The compact magazine begins with a note from Jamie (above), who comments on the impact of the deteriorating environment on low-lying islands, and also speaks of the issue’s limitations, which lie in its western bias. He states that as the journal emerged organically, most of its writers have hailed from the UK and the US. It is refreshing to read a magazine that is aware of its limited perspective, and that in turn roots the reader in the fact that each of our worlds are so small; we are all, in effect, islands.
Starting with ambitions for a 64-page volume, the standard of submissions saw it grow to be a more significant 114 pages. The issue includes a carefully paced mix of poetry, photo journals, artworks, lists and personal essays. Everything is brief and to the point. Excerpts from Joseph Curran’s ‘On the subject of creating a film on a remote island’ crop up at several points; vague and intriguing diary entries about his time working on a film for the National Trust.
Elsewhere, Martin John Callanan presents a table of statistics from some of the world’s many islands, which include population size and data rate per person.

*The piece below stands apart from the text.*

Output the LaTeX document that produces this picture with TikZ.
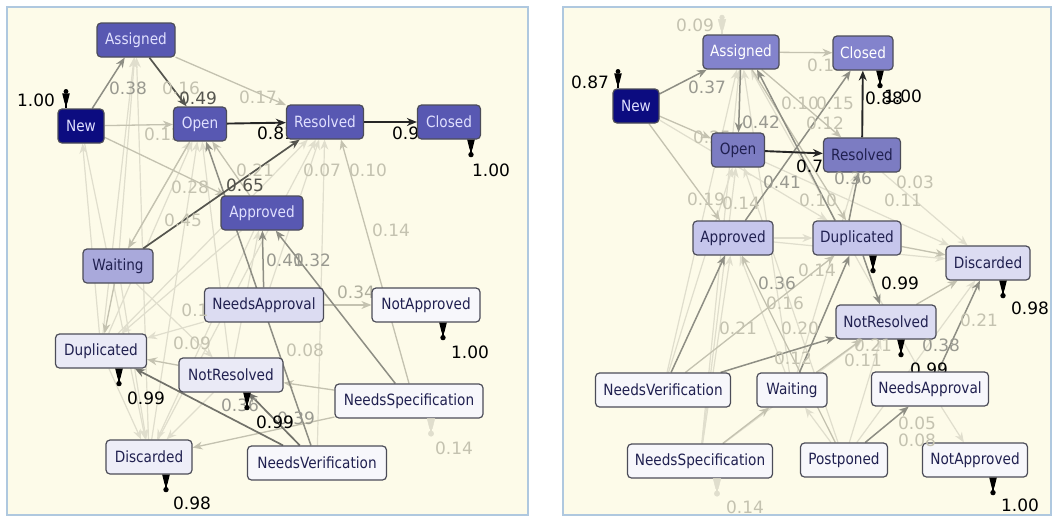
\documentclass[tikz,border=0pt]{standalone}
\usepackage{fontspec}
\setmainfont[FakeStretch=0.88]{DejaVu Sans}
\newfontfamily\numfont{DejaVu Sans}
\usetikzlibrary{arrows.meta}

\definecolor{panelbg}{HTML}{FDFBE9}
\definecolor{panelrim}{HTML}{AFC8DF}
\definecolor{boxrim}{HTML}{4C4C58}
\definecolor{navybox}{HTML}{0C0C80}
\definecolor{deepbox}{HTML}{5858B2}
\definecolor{softbox}{HTML}{8383CC}
\definecolor{midbox}{HTML}{A9A9DB}
\definecolor{lightbox}{HTML}{C6C6EC}
\definecolor{palebox}{HTML}{DCDCF2}
\definecolor{whitebox}{HTML}{F7F7FB}
\definecolor{inktext}{HTML}{202050}
\definecolor{edgedark}{HTML}{262626}
\definecolor{edgedim}{HTML}{55554E}
\definecolor{edgemid}{HTML}{8E8E84}
\definecolor{edgelight}{HTML}{C4C2B0}
\definecolor{edgefaint}{HTML}{E0DECD}

\pgfdeclarelayer{panel}
\pgfdeclarelayer{edges}
\pgfsetlayers{panel,edges,main}

\tikzset{
  act/.style={draw=boxrim, line width=1.2pt, rounded corners=4pt, minimum height=34pt,
    inner xsep=5pt, inner ysep=0pt, font=\fontsize{15.5}{16}\selectfont, text=inktext},
  navyact/.style={act, fill=navybox, text=white!88!blue},
  deepact/.style={act, fill=deepbox, text=white!88!blue},
  softact/.style={act, fill=softbox, text=white},
  blueact/.style={act, fill=softbox!95!black},
  midact/.style={act, fill=midbox},
  lightact/.style={act, fill=lightbox},
  paleact/.style={act, fill=palebox},
  whiteact/.style={act, fill=whitebox},
  flow/.style={-{Stealth[length=10pt,width=8pt]}, line width=1.3pt},
  strong/.style={flow, draw=edgedark, fill=edgedark, line width=1.9pt},
  darkish/.style={flow, draw=edgedim, fill=edgedim, line width=1.7pt},
  middle/.style={flow, draw=edgemid, fill=edgemid, line width=1.5pt},
  light/.style={flow, draw=edgelight, fill=edgelight},
  faint/.style={flow, draw=edgefaint, fill=edgefaint, line width=1.2pt},
  num/.style={font=\numfont\fontsize{17}{17}\selectfont, inner sep=0pt},
  bignum/.style={num, text=black},
  dimnum/.style={num, text=edgedim},
  midnum/.style={num, text=edgemid!90},
  ltnum/.style={num, text=edgelight!90!black},
  ftnum/.style={num, text=edgelight},
  endmark/.pic={
    \fill[pic actions] (-3.8,0) -- (3.8,0) -- (1.3,10) -- (-1.3,10) -- cycle;
    \draw[pic actions, line width=1.6pt] (0,9) -- (0,14);
    \fill[pic actions] (0,15) circle (2.7pt);},
  startmark/.pic={
    \fill[pic actions] (0,-17) circle (2.4pt);
    \fill[pic actions] (-3.8,-15) -- (3.8,-15) -- (1.3,-5) -- (-1.3,-5) -- cycle;
    \draw[pic actions, line width=1.6pt] (0,-6) -- (0,0);},
}

\begin{document}
\begin{tikzpicture}[x=1pt, y=-1pt]
\useasboundingbox (0,0) rectangle (1054,517);

\begin{pgfonlayer}{panel}
	\fill[white] (0,0) rectangle (1054,517);
	\fill[panelbg] (7,7) rectangle (528,515);
	\draw[panelrim, line width=1.6pt] (7,7) rectangle (528,515);
	\fill[panelbg] (563,7) rectangle (1051,515);
	\draw[panelrim, line width=1.6pt] (563,7) rectangle (1051,515);
\end{pgfonlayer}

	% left model
	\node[deepact, minimum width=78pt] (LAssigned) at (136,40) {Assigned};
	\node[navyact, minimum width=46pt] (LNew) at (81,126) {New};
	\node[deepact, minimum width=53pt] (LOpen) at (200,124) {Open};
	\node[deepact, minimum width=77pt] (LResolved) at (325,122) {Resolved};
	\node[deepact, minimum width=63pt] (LClosed) at (449,122) {Closed};
	\node[deepact, minimum width=82pt] (LApproved) at (262,213) {Approved};
	\node[midact, minimum width=70pt] (LWaiting) at (118,266) {Waiting};
	\node[paleact, minimum width=119pt] (LNeedsApproval) at (264,305) {NeedsApproval};
	\node[whiteact, minimum width=108pt] (LNotApproved) at (426,305) {NotApproved};
	\node[act, fill=palebox!50!whitebox, minimum width=91pt] (LDuplicated) at (101,351) {Duplicated};
	\node[act, fill=palebox!50!whitebox, minimum width=104pt] (LNotResolved) at (231,375) {NotResolved};
	\node[whiteact, minimum width=148pt] (LNeedsSpec) at (409,401) {NeedsSpecification};
	\node[act, fill=palebox!35!whitebox, minimum width=86pt] (LDiscarded) at (149,457) {Discarded};
	\node[whiteact, minimum width=139pt] (LNeedsVer) at (317,463) {NeedsVerification};

	% right model
	\node[softact, minimum width=76pt] (RAssigned) at (741,52) {Assigned};
	\node[softact, minimum width=60pt] (RClosed) at (863,53) {Closed};
	\node[navyact, minimum width=46pt] (RNew) at (636,106) {New};
	\node[blueact, minimum width=53pt] (ROpen) at (738,150) {Open};
	\node[blueact, minimum width=77pt] (RResolved) at (862,155) {Resolved};
	\node[lightact, minimum width=80pt] (RApproved) at (733,238) {Approved};
	\node[lightact, minimum width=88pt] (RDuplicated) at (857,238) {Duplicated};
	\node[paleact, minimum width=84pt] (RDiscarded) at (988,263) {Discarded};
	\node[paleact, minimum width=100pt] (RNotResolved) at (886,322) {NotResolved};
	\node[whiteact, minimum width=135pt] (RNeedsVer) at (663,390) {NeedsVerification};
	\node[whiteact, minimum width=70pt] (RWaiting) at (792,390) {Waiting};
	\node[whiteact, minimum width=117pt] (RNeedsApproval) at (930,389) {NeedsApproval};
	\node[whiteact, minimum width=145pt] (RNeedsSpec) at (700,461) {NeedsSpecification};
	\node[whiteact, minimum width=87pt] (RPostponed) at (844,460) {Postponed};
	\node[whiteact, minimum width=105pt] (RNotApproved) at (975,460) {NotApproved};

\begin{pgfonlayer}{edges}
	% faint arcs, left
	\foreach \a/\b in {LDuplicated/LAssigned, LDiscarded/LAssigned, LDuplicated/LOpen, LDiscarded/LOpen,
		LWaiting/LAssigned, LWaiting/LOpen, LDuplicated/LNew, LNew/LDiscarded, LDiscarded/LResolved,
		LDuplicated/LResolved, LNeedsApproval/LResolved, LNotResolved/LOpen, LNotResolved/LDiscarded,
		LDuplicated/LDiscarded, LNeedsApproval/LDuplicated, LApproved/LDuplicated, LApproved/LDiscarded,
		LWaiting/LDiscarded, LNeedsVer/LResolved, LNotResolved/LApproved, LWaiting/LNotResolved}
		\draw[faint] (\a) -- (\b);
	% light arcs, left
	\foreach \a/\b in {LNew/LOpen, LAssigned/LResolved, LApproved/LOpen, LNew/LApproved, LNeedsApproval/LNotApproved,
		LNeedsSpec/LDiscarded, LNeedsSpec/LNotResolved, LNotResolved/LDuplicated, LWaiting/LDuplicated, LOpen/LWaiting}
		\draw[light] (\a) -- (\b);
	\draw[light] (LNeedsSpec.north) -- ([xshift=16pt]LResolved.south);
	% middle arcs, left
	\foreach \a/\b in {LNew/LAssigned, LNeedsApproval/LApproved, LNeedsSpec/LApproved, LNeedsVer/LOpen}
		\draw[middle] (\a) -- (\b);
	\draw[darkish, draw=edgemid!80!black] (LNeedsVer) -- (LDuplicated);
	\draw[darkish, draw=edgemid!80!black] (LNeedsVer) -- (LNotResolved);
	% strong arcs, left
	\draw[darkish] (LAssigned) -- (LOpen);
	\draw[darkish] (LWaiting) -- (LResolved);
	\draw[strong] (LOpen) -- (LResolved);
	\draw[strong] (LResolved) -- (LClosed);

	% faint arcs, right
	\foreach \a/\b in {RNeedsSpec/RAssigned, RNeedsSpec/ROpen, RNeedsVer/RAssigned, RWaiting/RAssigned,
		RNeedsSpec/RNotResolved, RNeedsSpec/RApproved, RPostponed/RWaiting, RPostponed/RDiscarded,
		ROpen/RDiscarded, RResolved/RDiscarded, RApproved/RDuplicated, RWaiting/RApproved,
		RNeedsApproval/RNotApproved, RPostponed/RNotResolved, RNeedsVer/ROpen, RNew/RDuplicated,
		RApproved/RDiscarded, RWaiting/RResolved, RPostponed/ROpen, RNeedsApproval/RAssigned}
		\draw[faint] (\a) -- (\b);
	% light arcs, right
	\foreach \a/\b in {RNew/ROpen, RNew/RApproved, RAssigned/RClosed, RAssigned/RResolved, RAssigned/RDuplicated,
		RPostponed/RApproved, RNotResolved/RDiscarded, RWaiting/RNotResolved, RNeedsSpec/RWaiting,
		RNeedsVer/RDuplicated, RDuplicated/RDiscarded}
		\draw[light] (\a) -- (\b);
	% middle arcs, right
	\foreach \a/\b in {RNew/RAssigned, RAssigned/ROpen, RApproved/RClosed, RNeedsVer/RApproved,
		RWaiting/RDuplicated, RNeedsVer/RNotResolved, RNeedsApproval/RDiscarded, RPostponed/RNeedsApproval,
		RDuplicated/RNotResolved}
		\draw[middle] (\a) -- (\b);
	\draw[middle] ([xshift=-8pt]RDuplicated.north) -- (RResolved);
	\draw[middle] ([xshift=-22pt]RDuplicated.north) -- ([xshift=16pt]RAssigned.south);
	% strong arcs, right
	\draw[strong] (ROpen) -- (RResolved);
	\draw[strong] (RResolved) -- (RClosed);

	% labels hidden behind boxes
	\node[bignum] (lOR) at (276,133) {0.81};
	\node[bignum] (lRC) at (411,133) {0.92};
	\node[ftnum] (lNO) at (163,134) {0.12};
	\node[ltnum] (lNA) at (356,292) {0.34};
	\node[bignum] (rOR) at (815,166) {0.76};
	\node[bignum] (rNR) at (929,369) {0.99};
	\node[ftnum] (rAC) at (826,65) {0.12};
	\node[ftnum] (rNO) at (712,137) {0.25};
\end{pgfonlayer}

	% faint labels
	\foreach \x/\y/\t [count=\i] in {181/88/0.16, 258/97/0.17, 255/170/0.21, 322/170/0.07, 368/170/0.10,
		190/187/0.28, 391/230/0.14, 183/220/0.45, 195/310/0.1, 192/343/0.09, 305/350/0.08, 454/448/0.14,
		695/25/0.09, 800/103/0.10, 835/103/0.15, 825/123/0.12, 915/182/0.03, 903/200/0.11, 706/199/0.19,
		741/203/0.14, 818/200/0.10, 817/270/0.14, 785/303/0.16, 738/328/0.21, 800/328/0.20, 979/320/0.21,
		873/345/0.21, 793/358/0.12, 863/360/0.11, 917/423/0.05, 917/440/0.08, 745/507/0.14}
		\node[ftnum] (f\i) at (\x,\y) {\t};
	% gray labels
	\foreach \x/\y/\t [count=\i] in {128/88/0.38, 285/260/0.41, 312/260/0.32, 240/405/0.36, 296/418/0.39,
		707/87/0.37, 761/122/0.42, 782/182/0.41, 853/178/0.36, 777/283/0.36, 941/345/0.38}
		\node[midnum] (g\i) at (\x,\y) {\t};
	\node[dimnum] (lAO) at (198,98) {0.49};
	\node[dimnum] (lWR) at (245,185) {0.65};

	% start and end marks
	\pic at ([xshift=-15pt]LNew.north) {startmark};
	\node[bignum] (lStart) at (36,100) {1.00};
	\pic at ([xshift=22pt]LClosed.south) {endmark};
	\node[bignum] (lEndC) at (491,170) {1.00};
	\pic at ([xshift=18pt]LDuplicated.south) {endmark};
	\node[bignum] (lEndD) at (146,398) {0.99};
	\pic at ([xshift=16pt]LNotResolved.south) {endmark};
	\node[bignum] (lEndNR) at (275,422) {0.99};
	\pic at ([xshift=17pt]LDiscarded.south) {endmark};
	\node[bignum] (lEndDi) at (192,503) {0.98};
	\pic at ([xshift=17pt]LNotApproved.south) {endmark};
	\node[bignum] (lEndNA) at (470,352) {1.00};
	\pic[fill=edgefaint, draw=edgefaint] at ([xshift=22pt]LNeedsSpec.south) {endmark};

	\pic at ([xshift=-18pt]RNew.north) {startmark};
	\node[bignum] (rStart) at (590,82) {0.87};
	\pic[fill=edgefaint, draw=edgefaint] at ([xshift=-19pt]RAssigned.north) {startmark};
	\pic at ([xshift=17pt]RClosed.south) {endmark};
	\node[bignum] (rClab) at (884,98) {0.88};
	\node[bignum] (rEndC) at (903,96) {1.00};
	\pic at ([xshift=16pt]RDuplicated.south) {endmark};
	\node[bignum] (rEndD) at (900,283) {0.99};
	\pic at ([xshift=15pt]RDiscarded.south) {endmark};
	\node[bignum] (rEndDi) at (1030,308) {0.98};
	\pic at ([xshift=15pt]RNotResolved.south) {endmark};
	\pic at ([xshift=18pt]RNotApproved.south) {endmark};
	\node[bignum] (rEndNA) at (1020,505) {1.00};
	\pic[fill=edgefaint, draw=edgefaint] at ([xshift=17pt]RNeedsSpec.south) {endmark};
\end{tikzpicture}
\end{document}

More conceptually, Paul Clinton imagines islands and otherness in his essay ‘TGI Friday’(above), which responds to Michel Tournier’s 1967 novel Vendredi in relation to Brexit. The ‘other’ comes up as a recurring theme throughout the issue.
Failed States is presented as a scrapbook of ideas, its pacing and large text size making it easily dipped in and out of. It muses on its theme imaginatively, offering a glimmer of hope, creativity and clarity in adverse times.